At the workshop Rosenbach and Jessica Williams, chairman of the city’s energy and recycling committee, delivered an update on the 25 action items in the 202-page action plan approved by the council in Nov. 2014. Of those, five projects have been completed, 18 are in on-going compliance, and just two remain untouched.

“Overall, all of these actions have been a factor in reducing emission,” Williams said. “The city has made huge strides in reducing energy usage, using clean energy more efficiently, and transitioning to more renewable energy. And it’s raised awareness, started conversations, and has really set the stage for future climate action planning. We’ve made a lot of progress. This is a good thing and we hope to keep moving in this direction.”

One of the completed goals was to update the city’s inventory of its greenhouse gas emissions. Rosenbach and the energy committee did that last year, using 2014 data, and compared it to a list compiled by a consultant in 2011, which used 2007 data. Doing that was not always easy, Rosenbach said.

“There’s a lot of changes and fluctuations and its not necessarily apples to apples,” she said. “There were a lot of methodological and operational changes that happened between 2007 and 2014. A lot of factors came into play.”

Rosenbach said there were “gaps and inconsistencies” in how data was tracked in 2007 that were corrected by 2014. She also converted some data, from looking at just the living space in city buildings to the total gross square footage. There also were 25 more vehicles in the city fleet than the consultant reported in 2007.

“I can’t speak to the data in the 2007 report and where they got that,” Rosenbach said, noting that, in some cases, she simply had to accept the old data as presented.

“This could be a rabbit hole to keep going in and looking for where they got the 2007 data,” she said.

Rosenbach also acknowledged that some of the reduction in greenhouse gas emissions attributed to attaining the 17 percent reduction goal did not happen as a result of anything done as part of the 2014 action plan.

“Some of this stuff is out of out control,” she said. “The regional electricity grid got significantly cleaner. It moved away from coal toward natural gas. And so, when you see a 23 percent reduction in emissions but a 3 percent reduction in energy use, that means we did a lot on fuel, switching to cleaner fuels, and that’s reflected in our greenhouse gas inventory.”

According to Rosenbach’s calculations, South Portland reduced its heat and hot water costs at city buildings 28.7 percent, from $894,294 to $638,078 between 2007 and 2014. That came partly as a result of cutting energy use 18.1 percent, which helped cut greenhouse gas emissions 34.9 percent. The city actually increased electricity use in its buildings 9.6 percent, but as a result of the cleaner grid, reduced its carbon footprint 24.7 percent, while saving 23.8 percent on the bill, dropping it from $797,731 in 2007 to $607,830 in 2014.
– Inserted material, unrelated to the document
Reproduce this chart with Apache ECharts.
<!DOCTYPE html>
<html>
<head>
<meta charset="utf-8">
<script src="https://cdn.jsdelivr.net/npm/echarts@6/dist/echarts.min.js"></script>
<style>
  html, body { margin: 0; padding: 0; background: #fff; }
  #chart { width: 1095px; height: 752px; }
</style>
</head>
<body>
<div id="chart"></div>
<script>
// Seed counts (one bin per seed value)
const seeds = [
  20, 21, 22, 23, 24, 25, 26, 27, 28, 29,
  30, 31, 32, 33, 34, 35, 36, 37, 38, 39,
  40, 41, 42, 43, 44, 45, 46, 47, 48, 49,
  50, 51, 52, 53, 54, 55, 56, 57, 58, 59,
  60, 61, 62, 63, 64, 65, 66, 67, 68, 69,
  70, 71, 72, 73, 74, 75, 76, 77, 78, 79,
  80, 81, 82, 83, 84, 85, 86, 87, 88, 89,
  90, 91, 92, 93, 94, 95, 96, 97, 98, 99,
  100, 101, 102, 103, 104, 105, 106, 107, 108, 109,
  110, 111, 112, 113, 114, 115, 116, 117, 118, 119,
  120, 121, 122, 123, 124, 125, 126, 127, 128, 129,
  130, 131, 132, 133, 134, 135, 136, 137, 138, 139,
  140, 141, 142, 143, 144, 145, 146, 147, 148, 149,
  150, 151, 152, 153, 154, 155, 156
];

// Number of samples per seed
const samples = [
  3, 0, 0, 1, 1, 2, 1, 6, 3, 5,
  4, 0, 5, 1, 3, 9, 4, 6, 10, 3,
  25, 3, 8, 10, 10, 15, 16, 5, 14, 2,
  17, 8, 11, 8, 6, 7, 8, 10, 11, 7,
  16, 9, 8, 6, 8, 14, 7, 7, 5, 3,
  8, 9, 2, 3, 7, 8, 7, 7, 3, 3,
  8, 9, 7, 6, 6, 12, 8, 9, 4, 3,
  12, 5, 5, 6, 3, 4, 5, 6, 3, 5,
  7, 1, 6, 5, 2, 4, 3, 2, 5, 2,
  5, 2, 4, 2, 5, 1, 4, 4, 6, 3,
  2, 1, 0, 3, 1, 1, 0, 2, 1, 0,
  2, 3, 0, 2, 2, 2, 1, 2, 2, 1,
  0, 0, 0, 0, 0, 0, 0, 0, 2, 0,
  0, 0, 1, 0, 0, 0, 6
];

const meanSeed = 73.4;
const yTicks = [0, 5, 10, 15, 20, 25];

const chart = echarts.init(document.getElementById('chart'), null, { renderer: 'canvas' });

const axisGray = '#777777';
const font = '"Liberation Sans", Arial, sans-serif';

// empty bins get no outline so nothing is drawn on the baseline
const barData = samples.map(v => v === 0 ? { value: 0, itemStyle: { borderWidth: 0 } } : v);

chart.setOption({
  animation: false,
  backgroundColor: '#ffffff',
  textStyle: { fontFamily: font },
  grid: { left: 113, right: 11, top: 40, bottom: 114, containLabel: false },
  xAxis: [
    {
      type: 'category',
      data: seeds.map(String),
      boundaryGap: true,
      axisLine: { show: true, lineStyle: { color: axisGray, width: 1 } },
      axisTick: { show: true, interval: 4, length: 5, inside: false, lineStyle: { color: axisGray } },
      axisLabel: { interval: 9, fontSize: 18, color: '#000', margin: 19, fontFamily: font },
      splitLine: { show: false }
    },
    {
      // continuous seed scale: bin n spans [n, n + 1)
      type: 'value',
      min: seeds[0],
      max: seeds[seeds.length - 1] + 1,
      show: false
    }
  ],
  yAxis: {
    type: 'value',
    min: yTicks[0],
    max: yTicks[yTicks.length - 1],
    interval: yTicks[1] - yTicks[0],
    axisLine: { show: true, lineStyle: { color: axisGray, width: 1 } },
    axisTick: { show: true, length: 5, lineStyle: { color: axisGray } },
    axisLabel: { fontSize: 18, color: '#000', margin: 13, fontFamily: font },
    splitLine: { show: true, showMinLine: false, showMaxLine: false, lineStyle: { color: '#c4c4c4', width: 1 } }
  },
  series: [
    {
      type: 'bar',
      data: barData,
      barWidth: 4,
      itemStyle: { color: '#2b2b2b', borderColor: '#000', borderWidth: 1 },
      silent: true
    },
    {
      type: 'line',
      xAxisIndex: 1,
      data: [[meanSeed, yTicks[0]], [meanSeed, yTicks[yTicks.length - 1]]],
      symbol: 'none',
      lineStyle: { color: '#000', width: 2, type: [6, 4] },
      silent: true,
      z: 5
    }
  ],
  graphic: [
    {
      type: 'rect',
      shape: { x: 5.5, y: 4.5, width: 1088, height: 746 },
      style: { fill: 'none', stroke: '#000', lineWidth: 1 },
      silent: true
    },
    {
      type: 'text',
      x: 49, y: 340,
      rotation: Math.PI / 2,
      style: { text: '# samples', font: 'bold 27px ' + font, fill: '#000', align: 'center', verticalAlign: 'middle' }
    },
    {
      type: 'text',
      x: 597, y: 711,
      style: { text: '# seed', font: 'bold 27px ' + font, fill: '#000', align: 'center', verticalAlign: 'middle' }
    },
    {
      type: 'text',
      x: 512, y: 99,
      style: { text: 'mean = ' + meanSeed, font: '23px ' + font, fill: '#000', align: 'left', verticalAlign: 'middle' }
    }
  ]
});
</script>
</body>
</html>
The city also saved on wastewater treatment and electricity to run traffic lights, although both the costs and the emissions of the vehicle fleet shot up. The city spend 20 percent more to fuel the fleet from 2007 to 2014, and 4.7 percent more on public transit, and increased energy use in millions of British thermal Units of 20.6 and 20.2 percent, respectively, along with spikes in CO2 emissions of 20.7 and 21.4 percent.
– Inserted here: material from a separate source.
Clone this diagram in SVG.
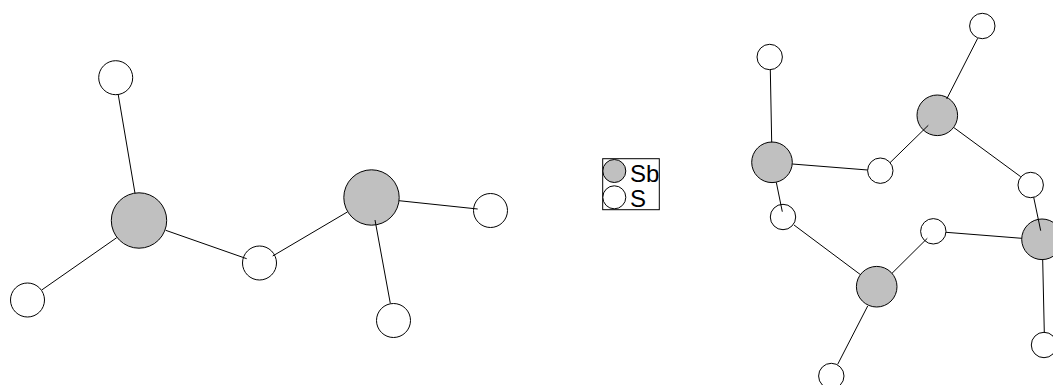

Still, in total, South Portland spent 12.9 percent less on energy in 2014 than it did in 2007, the report shows, with total costs dropping to $2.65 million, while cutting energy use 3.2 percent, to 109,848 millions of BTUs, and CO2 emissions 23.1 percent, to 7,764 metric tons per year.
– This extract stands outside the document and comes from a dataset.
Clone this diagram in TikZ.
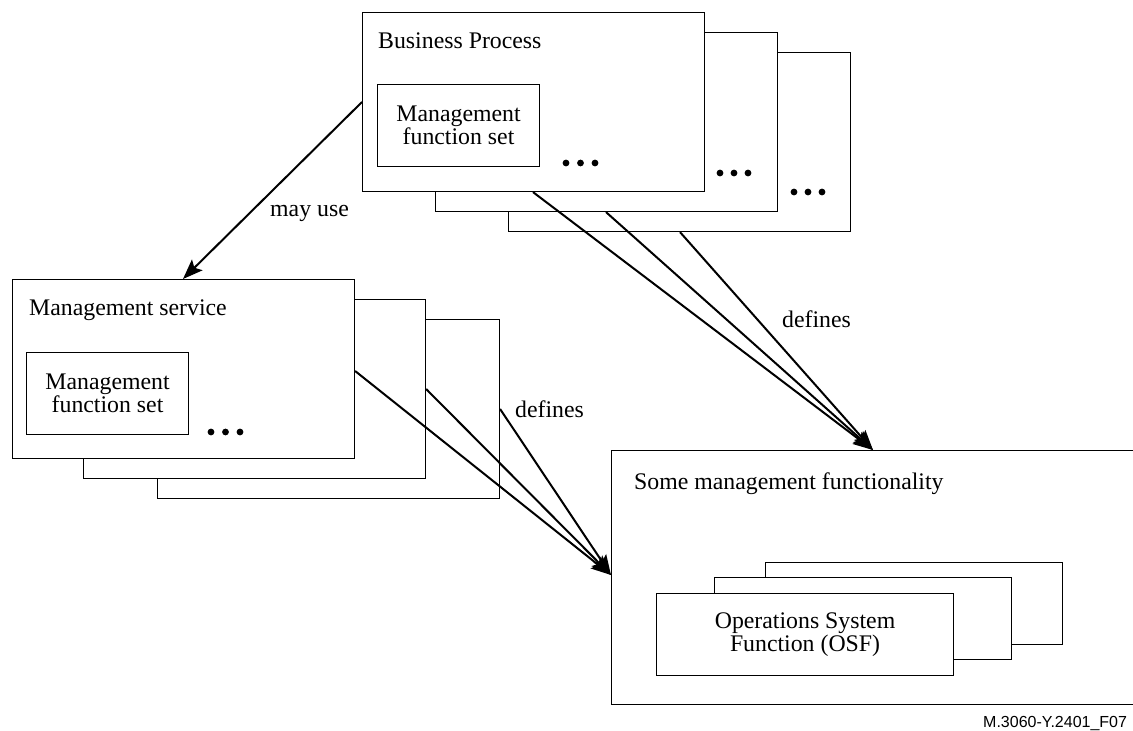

In addition to updating the greenhouse gas inventory, climate action plan goals completed by South Portland since adoption of the plan in 2014, include creating and maintaining a municipal energy database to better track its numbers, creating Rosenbach’s office and hiring her to do the job, creating a “green” component to its annual capital improvements plan, and completing a feasibility study for installing a solar array, a project it continues to move forward on in cooperation with the city of Portland and ReVision Energy.

Ongoing work includes development of an energy management plan, stepping up recycling efforts, improving HVAC systems through a performance contract with Siemens Energy, and improving fuel economy of the vehicle fleet. Since 2014, South Portland has purchased four Nissan Leaf electric vehicles and installed five recharging stations.

The two action items from the 2014 plan that never gained a toe-hold were to establish a “lights out at night” policy – Rosenbach said most city employees are doing that anyway – and finding a way to reduce to commuting impact of city employees.

“What I can tell you is that overall we are on the right track,” Rosenbach said. “We are reducing our energy use. We are reducing our emissions. Our data tracking is getting so much better.

“We will work on this until we can’t reduce emissions any more,” she said. “But we also know that even if we do everything we need to do, climate change is here and climate change in happening. So, we also need to simultaneously adapt.”

Rosenbach said she intends to spend the next three months crafting a “detailed plan” on what the city can do moving forward, and plan that, following public input, should result in an all-new climate action plan ready for council approval within the next year. That plan, Rosenbach said, will branch out from city responsibilities, to those of businesses and residents.

“My recommendation is not to go to just commercial, but to go to a community wide climate action plan,” she said.

However, when asked by Councilor Maxine Beecher what that will mean to homeowners – “because that’s what everybody is going to ask me about,” Rosenbach said.

“Honestly, I feel like we need to make this a very concerted process, to involve everybody and get everybody’s input,” she said. “I could come up with 100 actions right now that we could take. But what are the strategic next steps? In terms of targeting homeowners, I’d say we follow the same principals we follow with municipal actions. For that, I can give direction, but it’s important to make it a lengthy process, so people feel ownership of this as a community action plan – so it’s not, ‘Julie’s action plan.”

That will mean public input at a series of hearings, Rosenbach said, and the final form of the plan will necessarily spring from whatever happens at those sessions.

“Do we define the goal, and that helps us define the actions? Or, do we define the actions, and that helps us define the goal? I think that’s all part of the public process,” Rosenbach said.

While councilors were encouraged by Rosenbach to give direction, most seemed content to let her light the path.

“I would rather rely on you as to what you think are good ideas to bring forward,” said Councilor Linda Cohen. “If there’s something we think is an absolutely crazy idea, we’ll ell you that, but I have faith in you and your ability. You’re the one who is in the trenches with all of this stuff, who is leading the ship.”

On the whole, councilors agreed they are happy with where South Portland is going, and the green reputation it is gaining.

“It’s nice that we attained our goals,” Cohen said. “And it’s also nice that, around the state of Maine, we are known as the community that is very sustainable, and into sustainability, and wants to be very green.”